Reproduce the entries shown below only from the line with "Generate a Python" down to the line with "from bokeh.resources import INLINE", keeping both end lines and copying each one exactly.

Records
** START **
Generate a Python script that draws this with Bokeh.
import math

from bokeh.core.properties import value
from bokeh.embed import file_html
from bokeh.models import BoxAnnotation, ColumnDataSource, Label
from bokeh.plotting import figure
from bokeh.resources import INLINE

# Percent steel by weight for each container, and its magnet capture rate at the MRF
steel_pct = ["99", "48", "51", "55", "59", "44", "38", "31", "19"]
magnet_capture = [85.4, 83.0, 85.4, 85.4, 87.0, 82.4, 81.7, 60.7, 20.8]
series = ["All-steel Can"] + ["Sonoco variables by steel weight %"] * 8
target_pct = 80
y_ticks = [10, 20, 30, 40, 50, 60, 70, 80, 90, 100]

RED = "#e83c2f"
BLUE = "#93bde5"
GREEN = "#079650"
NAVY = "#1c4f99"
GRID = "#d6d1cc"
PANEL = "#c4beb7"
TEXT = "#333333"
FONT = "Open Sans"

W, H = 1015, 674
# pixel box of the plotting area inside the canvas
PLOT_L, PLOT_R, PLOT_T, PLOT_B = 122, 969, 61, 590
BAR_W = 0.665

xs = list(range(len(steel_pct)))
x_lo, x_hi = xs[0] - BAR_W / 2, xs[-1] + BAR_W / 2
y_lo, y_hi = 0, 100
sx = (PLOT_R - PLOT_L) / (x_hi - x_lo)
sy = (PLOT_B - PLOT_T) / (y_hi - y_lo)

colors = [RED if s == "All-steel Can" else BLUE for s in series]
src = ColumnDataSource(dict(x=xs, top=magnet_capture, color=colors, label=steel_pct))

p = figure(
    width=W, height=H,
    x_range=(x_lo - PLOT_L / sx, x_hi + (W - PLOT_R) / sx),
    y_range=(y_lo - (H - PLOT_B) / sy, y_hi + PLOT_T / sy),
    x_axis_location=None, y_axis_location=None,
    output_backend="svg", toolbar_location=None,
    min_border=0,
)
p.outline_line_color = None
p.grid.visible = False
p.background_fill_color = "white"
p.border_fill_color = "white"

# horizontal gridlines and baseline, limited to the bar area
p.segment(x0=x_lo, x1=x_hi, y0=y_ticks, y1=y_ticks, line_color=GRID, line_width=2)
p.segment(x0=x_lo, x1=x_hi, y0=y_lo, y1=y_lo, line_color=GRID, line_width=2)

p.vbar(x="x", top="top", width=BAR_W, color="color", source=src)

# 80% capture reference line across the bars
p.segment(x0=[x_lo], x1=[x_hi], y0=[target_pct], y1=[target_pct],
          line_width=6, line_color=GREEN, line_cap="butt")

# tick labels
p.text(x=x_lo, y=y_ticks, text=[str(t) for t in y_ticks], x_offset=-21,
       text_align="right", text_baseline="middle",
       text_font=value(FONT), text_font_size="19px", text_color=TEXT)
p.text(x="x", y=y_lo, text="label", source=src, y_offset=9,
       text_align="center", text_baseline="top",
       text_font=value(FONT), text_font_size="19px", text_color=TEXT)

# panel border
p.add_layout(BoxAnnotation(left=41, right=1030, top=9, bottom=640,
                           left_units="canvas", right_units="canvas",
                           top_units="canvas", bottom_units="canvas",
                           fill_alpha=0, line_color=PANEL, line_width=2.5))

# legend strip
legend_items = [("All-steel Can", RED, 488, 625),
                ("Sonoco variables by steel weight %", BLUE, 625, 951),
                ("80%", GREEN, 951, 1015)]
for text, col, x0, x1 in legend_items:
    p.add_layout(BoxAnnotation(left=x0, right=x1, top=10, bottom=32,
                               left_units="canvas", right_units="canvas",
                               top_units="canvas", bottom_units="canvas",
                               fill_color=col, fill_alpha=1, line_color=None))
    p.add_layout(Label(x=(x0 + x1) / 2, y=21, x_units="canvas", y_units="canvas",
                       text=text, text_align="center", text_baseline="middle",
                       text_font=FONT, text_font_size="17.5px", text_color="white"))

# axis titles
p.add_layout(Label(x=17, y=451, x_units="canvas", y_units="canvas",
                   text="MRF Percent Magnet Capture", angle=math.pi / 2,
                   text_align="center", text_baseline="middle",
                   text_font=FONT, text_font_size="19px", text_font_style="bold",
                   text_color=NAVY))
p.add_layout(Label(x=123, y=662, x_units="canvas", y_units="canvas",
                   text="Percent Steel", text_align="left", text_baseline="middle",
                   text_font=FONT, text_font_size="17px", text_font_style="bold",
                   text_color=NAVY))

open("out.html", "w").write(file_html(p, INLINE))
** END **
** START **
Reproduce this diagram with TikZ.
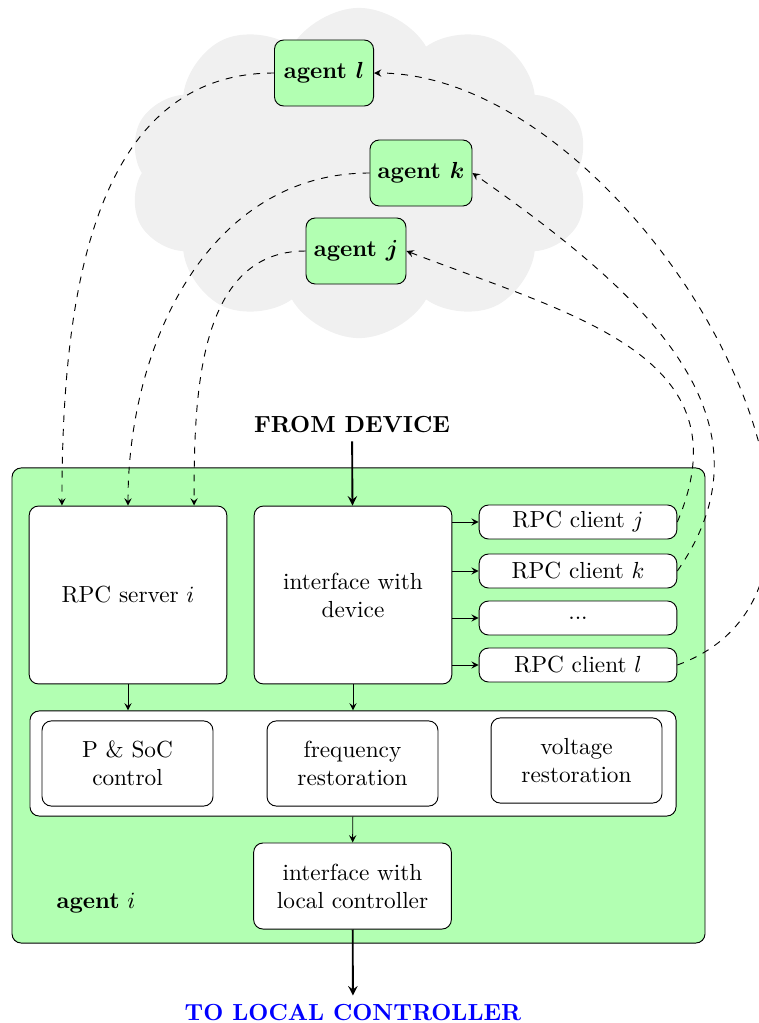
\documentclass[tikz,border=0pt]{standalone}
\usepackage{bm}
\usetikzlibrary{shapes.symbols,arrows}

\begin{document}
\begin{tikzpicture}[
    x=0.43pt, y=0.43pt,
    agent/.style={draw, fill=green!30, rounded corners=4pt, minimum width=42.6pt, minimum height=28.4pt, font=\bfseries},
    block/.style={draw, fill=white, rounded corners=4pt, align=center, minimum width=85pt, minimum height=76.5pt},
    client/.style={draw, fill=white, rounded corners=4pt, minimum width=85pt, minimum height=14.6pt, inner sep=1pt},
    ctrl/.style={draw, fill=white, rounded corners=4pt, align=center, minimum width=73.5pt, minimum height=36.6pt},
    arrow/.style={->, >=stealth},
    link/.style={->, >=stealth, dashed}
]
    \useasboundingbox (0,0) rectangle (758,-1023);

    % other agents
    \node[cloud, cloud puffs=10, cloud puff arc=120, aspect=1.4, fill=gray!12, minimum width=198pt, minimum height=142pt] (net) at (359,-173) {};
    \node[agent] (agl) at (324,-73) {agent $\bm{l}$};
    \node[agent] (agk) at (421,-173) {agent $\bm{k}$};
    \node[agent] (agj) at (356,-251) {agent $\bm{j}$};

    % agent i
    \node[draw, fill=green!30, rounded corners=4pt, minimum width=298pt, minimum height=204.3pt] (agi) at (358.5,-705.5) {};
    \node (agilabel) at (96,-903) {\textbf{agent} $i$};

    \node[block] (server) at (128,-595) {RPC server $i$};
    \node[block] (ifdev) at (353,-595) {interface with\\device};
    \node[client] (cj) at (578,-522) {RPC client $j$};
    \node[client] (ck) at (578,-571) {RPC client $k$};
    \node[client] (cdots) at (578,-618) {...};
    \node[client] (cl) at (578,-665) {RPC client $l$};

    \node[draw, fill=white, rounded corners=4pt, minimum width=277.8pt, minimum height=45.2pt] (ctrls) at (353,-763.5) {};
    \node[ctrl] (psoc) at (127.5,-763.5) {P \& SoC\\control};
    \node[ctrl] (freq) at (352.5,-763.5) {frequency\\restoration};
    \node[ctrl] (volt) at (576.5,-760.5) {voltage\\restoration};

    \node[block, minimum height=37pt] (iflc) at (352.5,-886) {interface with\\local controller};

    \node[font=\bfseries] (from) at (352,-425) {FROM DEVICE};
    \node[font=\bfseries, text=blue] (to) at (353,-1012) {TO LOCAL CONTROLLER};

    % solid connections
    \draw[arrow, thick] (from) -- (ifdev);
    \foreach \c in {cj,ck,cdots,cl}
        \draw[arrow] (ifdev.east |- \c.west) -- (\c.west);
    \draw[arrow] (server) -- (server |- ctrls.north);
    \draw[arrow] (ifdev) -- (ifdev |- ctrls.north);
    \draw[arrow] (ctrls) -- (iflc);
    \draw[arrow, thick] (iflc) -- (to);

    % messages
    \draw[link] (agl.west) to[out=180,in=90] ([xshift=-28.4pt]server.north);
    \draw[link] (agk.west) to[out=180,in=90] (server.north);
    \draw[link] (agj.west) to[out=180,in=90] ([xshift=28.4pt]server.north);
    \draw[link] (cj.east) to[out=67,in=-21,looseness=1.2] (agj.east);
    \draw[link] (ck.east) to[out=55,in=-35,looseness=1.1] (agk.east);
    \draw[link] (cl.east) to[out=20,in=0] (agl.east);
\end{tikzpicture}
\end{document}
** END **
= Result for this exercise =
Generate a Python script that draws this with Bokeh.
import math

from bokeh.core.properties import value
from bokeh.embed import file_html
from bokeh.models import BoxAnnotation, ColumnDataSource, Label
from bokeh.plotting import figure
from bokeh.resources import INLINE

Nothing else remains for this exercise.